Ringfort (Rath), Dirtane, Co. Kerry
Co. Kerry |
Ringforts
By the time the Ordnance Survey returned to this corner of north Kerry in 1916, something had quietly disappeared.
The circular enclosure that cartographers had carefully recorded in 1842, complete with a notation of a cave in its interior, was gone, and it did not make it onto the revised map. The ringfort, a type of enclosed farmstead common across early medieval Ireland and typically consisting of a raised earthen bank encircling a domestic settlement, had been levelled so completely that nothing of it now remains above ground. What the 1842 surveyors called a cave was almost certainly a souterrain, an underground stone-lined passage or chamber built beneath or beside such settlements, used variously for storage, refuge, or both. That feature, too, has largely vanished, though not entirely.

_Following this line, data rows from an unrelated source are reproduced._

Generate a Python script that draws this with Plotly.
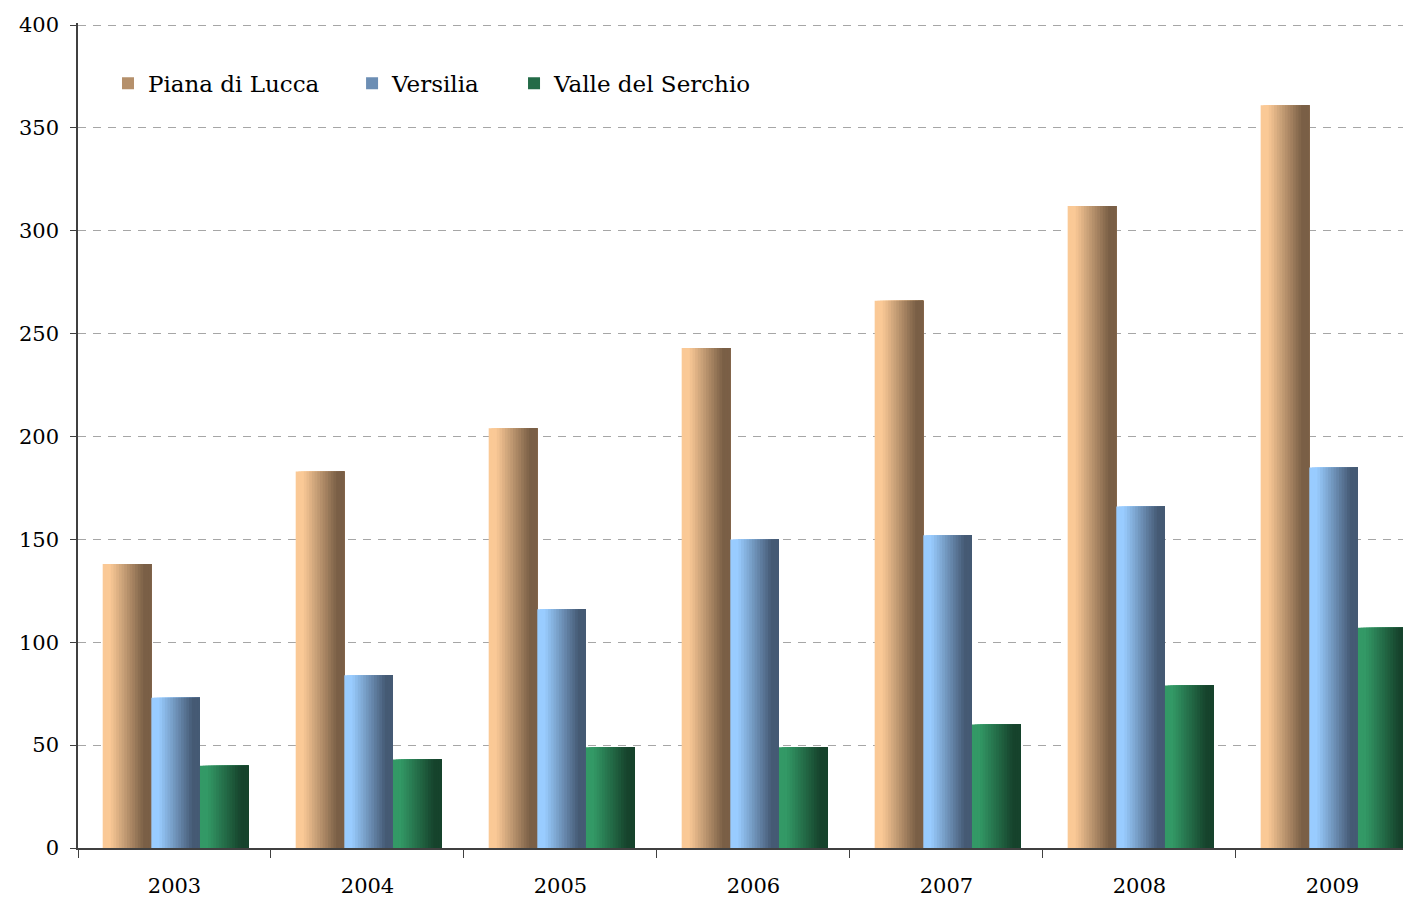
import plotly.graph_objects as go

years = ["2003", "2004", "2005", "2006", "2007", "2008", "2009"]
piana = [138, 183, 204, 243, 266, 312, 361]
versilia = [73, 84, 116, 150, 152, 166, 185]
valle = [40, 43, 49, 49, 60, 79, 107]

series = [
    ("Piana di Lucca", piana, (250, 201, 150), (122, 95, 70)),
    ("Versilia", versilia, (153, 204, 255), (69, 90, 116)),
    ("Valle del Serchio", valle, (51, 153, 102), (22, 67, 44)),
]
legend_x = [0.0225, 0.2056, 0.3271]   # one legend box per series

BAR_W = 0.252        # width of one bar, in category units
GROUP_START = -0.372  # left edge of the group relative to the category centre
N_STRIPS = 18         # vertical strips used to fake the horizontal gradient
FONT = "DejaVu Serif"


def mix(c1, c2, t):
    r, g, b = (round(a + (b_ - a) * t) for a, b_ in zip(c1, c2))
    return f"rgb({r},{g},{b})"


fig = go.Figure()
for k, (name, vals, light, dark) in enumerate(series):
    start = GROUP_START + k * BAR_W
    step = BAR_W / N_STRIPS
    leg = "legend" if k == 0 else f"legend{k + 1}"
    for s in range(N_STRIPS):
        t = (s + 0.5) / N_STRIPS
        shade = min(max((t - 0.15) / 0.7, 0), 1)
        # each strip runs to the right edge of the bar, later strips cover earlier ones
        fig.add_trace(go.Bar(
            x=years, y=vals, name=name, legendgroup=name, legend=leg,
            width=BAR_W - s * step, offset=start + s * step,
            marker=dict(color=mix(light, dark, shade), line_width=0),
            showlegend=(s == N_STRIPS // 2),
            hovertemplate=name + " %{x}: %{y}<extra></extra>"))

legends = {}
for k, lx in enumerate(legend_x):
    key = "legend" if k == 0 else f"legend{k + 1}"
    legends[key] = dict(x=lx, y=0.927, xanchor="left", yanchor="middle",
                        font=dict(family=FONT, size=23, color="black"),
                        bgcolor="rgba(0,0,0,0)")

fig.update_layout(
    width=1403, height=889,
    margin=dict(l=70, r=0, t=15, b=49),
    barmode="overlay",
    plot_bgcolor="white", paper_bgcolor="white",
    font=dict(family=FONT, size=21, color="black"),
    xaxis=dict(type="category", range=[-0.5, 6.407], showline=True, linecolor="#404040",
               linewidth=1.5, ticks="outside", tickson="boundaries", ticklen=8,
               tickcolor="#404040", showgrid=False, ticklabelstandoff=18),
    yaxis=dict(range=[0, 401], tick0=0, dtick=50, showline=True, linecolor="#404040",
               linewidth=1.5, ticks="outside", ticklen=6, tickcolor="#404040",
               showgrid=True, gridcolor="#A6A6A6", gridwidth=1, griddash="8px,7px",
               zeroline=False, ticklabelstandoff=7),
    **legends,
)

fig.write_html("out.html")
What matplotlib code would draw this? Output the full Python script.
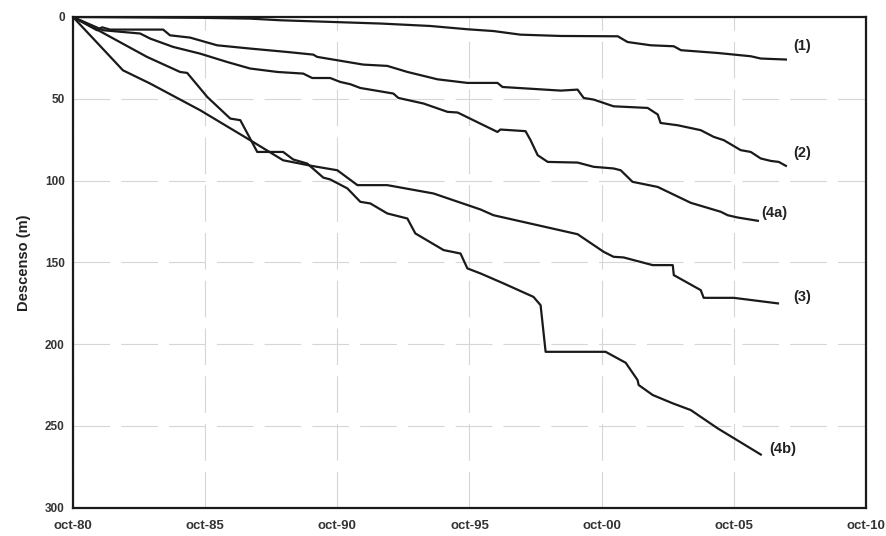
import matplotlib
matplotlib.use('Agg')
import matplotlib.pyplot as plt

plt.rcParams['font.family'] = ['Liberation Sans', 'DejaVu Sans']

# years as decimal (oct-80 = 1980.75), descenso in m
t1 = [1980.75, 1985.56, 1987.45, 1988.59, 1992.38, 1994.27, 1995.67, 1996.66, 1997.68,
      1999.20, 2001.36, 2001.73, 2002.61, 2003.48, 2003.75, 2005.14, 2006.39, 2006.77, 2007.72]
d1 = [0, 0.5, 1.0, 2.0, 4.0, 5.5, 7.5, 8.6, 10.8,
      11.6, 11.8, 15.3, 17.3, 17.9, 20.3, 22.0, 24.0, 25.4, 26.0]

t2 = [1980.75, 1981.66, 1981.85, 1982.15, 1984.16, 1984.42, 1985.18, 1986.20, 1987.45,
      1988.86, 1989.84, 1989.99, 1991.73, 1992.64, 1993.40, 1994.54, 1995.67, 1996.81,
      1997.00, 1999.20, 1999.84, 2000.07, 2000.45, 2001.20, 2002.49, 2002.87, 2002.98,
      2003.63, 2004.50, 2004.99, 2005.37, 2006.01, 2006.39, 2006.77, 2007.15, 2007.45, 2007.72]
d2 = [0, 8.1, 6.3, 7.7, 7.7, 11.2, 12.6, 17.3, 19.3,
      21.4, 23.0, 24.4, 29.1, 29.9, 33.6, 38.1, 40.3, 40.3,
      42.8, 45.0, 44.4, 49.5, 50.5, 54.6, 55.6, 59.6, 64.8,
      66.2, 69.2, 73.3, 75.3, 81.4, 82.5, 86.5, 88.0, 88.6, 91.0]

t4a = [1980.75, 1981.89, 1983.29, 1983.67, 1984.54, 1985.56, 1986.58, 1987.45, 1988.48,
       1989.46, 1989.80, 1990.48, 1990.86, 1991.24, 1991.62, 1992.87, 1993.06, 1994.01,
       1994.92, 1995.30, 1996.81, 1996.92, 1997.87, 1998.06, 1998.33, 1998.71, 1999.84,
       2000.45, 2001.20, 2001.47, 2001.92, 2002.11, 2002.87, 2004.12, 2005.26, 2005.52,
       2005.90, 2006.66]
d4a = [0, 8.1, 10.1, 13.2, 18.3, 22.4, 27.5, 31.5, 33.6,
       34.6, 37.3, 37.3, 39.7, 41.1, 43.4, 46.8, 49.5, 52.9,
       58.0, 58.4, 70.3, 68.8, 69.8, 75.3, 84.5, 88.6, 89.0,
       91.6, 92.6, 93.7, 100.8, 101.4, 103.9, 113.6, 119.1, 121.2,
       122.6, 124.6]

t3 = [1980.75, 1982.64, 1983.67, 1985.56, 1987.45, 1988.70, 1989.84, 1990.75, 1991.51,
      1992.64, 1994.39, 1996.17, 1996.66, 1999.84, 2000.83, 2001.20, 2001.58, 2002.68,
      2003.44, 2003.48, 2004.50, 2004.61, 2005.75, 2007.42]
d3 = [0, 32.6, 40.7, 57.0, 75.3, 87.6, 91.2, 93.7, 102.8,
      102.8, 107.9, 117.7, 121.2, 132.8, 143.6, 146.6, 147.0, 151.7,
      151.7, 157.8, 167.0, 171.7, 171.7, 175.1]

t4b = [1980.75, 1981.77, 1983.55, 1984.80, 1985.07, 1985.83, 1986.70, 1987.08, 1987.72,
       1988.70, 1989.08, 1989.61, 1990.22, 1990.48, 1991.13, 1991.62, 1992.00, 1992.64,
       1993.40, 1993.70, 1994.77, 1995.41, 1995.67, 1996.17, 1997.04, 1998.17, 1998.44,
       1998.63, 2000.90, 2001.66, 2002.11, 2002.15, 2002.68, 2003.44, 2004.12, 2005.14,
       2006.77]
d4b = [0, 8.7, 24.4, 33.6, 34.2, 48.9, 62.1, 63.1, 82.5,
       82.5, 87.1, 89.6, 98.2, 99.3, 104.8, 113.0, 114.0, 120.1,
       123.2, 132.3, 142.5, 144.6, 153.7, 156.8, 162.9, 171.1, 176.2,
       204.7, 204.7, 211.4, 222.0, 225.0, 231.1, 236.2, 240.3, 251.5,
       267.5]

labels = ['(1)', '(2)', '(4a)', '(3)', '(4b)']
label_pos = [(2008.0, 18), (2008.0, 83), (2006.8, 120), (2008.0, 171), (2007.1, 264)]

xticks = [1980.75, 1985.75, 1990.75, 1995.75, 2000.75, 2005.75, 2010.75]
xticklabels = ['oct-80', 'oct-85', 'oct-90', 'oct-95', 'oct-00', 'oct-05', 'oct-10']
yticks = [0, 50, 100, 150, 200, 250, 300]

fig = plt.figure(figsize=(8.87, 5.36), dpi=100)
ax = fig.add_axes([0.0823, 0.0528, 0.894, 0.9155])

for t, d in [(t1, d1), (t2, d2), (t4a, d4a), (t3, d3), (t4b, d4b)]:
    ax.plot(t, d, color='#1a1a1a', lw=1.6, solid_joinstyle='round', zorder=3)

for lab, (x, y) in zip(labels, label_pos):
    ax.text(x, y, lab, fontsize=10.5, fontweight='bold', color='#222222', va='center', ha='left')

ax.set_xlim(1980.75, 2010.75)
ax.set_ylim(300, 0)
ax.set_xticks(xticks)
ax.set_xticklabels(xticklabels)
ax.set_yticks(yticks)
ax.tick_params(length=0, labelsize=8.5, labelcolor='#333333', pad=6)
for lbl in ax.get_xticklabels() + ax.get_yticklabels():
    lbl.set_fontweight('bold')
ax.tick_params(axis='x', labelsize=9.5, pad=9)

ax.grid(True, color='#d6d6d6', lw=0.8, linestyle=(0, (33, 10)))
ax.set_axisbelow(True)
for s in ax.spines.values():
    s.set_linewidth(1.6)
    s.set_color('#1a1a1a')

ax.set_ylabel('Descenso (m)', fontsize=10.5, fontweight='bold', color='#222222', labelpad=10)

fig.savefig('out.png', dpi=100)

Two low mounds in the field are all that survive. The larger is oblong, measuring roughly 10.4 metres by 2.5 metres internally and rising just 0.4 metres above the surrounding ground. About three metres to the south-east sits a second, considerably smaller mound, 2.3 metres by 1 metre internally and only 0.3 metres high. These unassuming rises in the turf are thought to represent what remains of the souterrain recorded in the nineteenth century. The site was documented as part of the North Kerry Archaeological Survey, published in 1995 by C. Toal, which systematically catalogued monuments across this part of the county. The gap between the 1842 map and the 1916 edition suggests the ringfort was destroyed sometime in the intervening decades, a period of considerable agricultural change and land clearance across rural Ireland.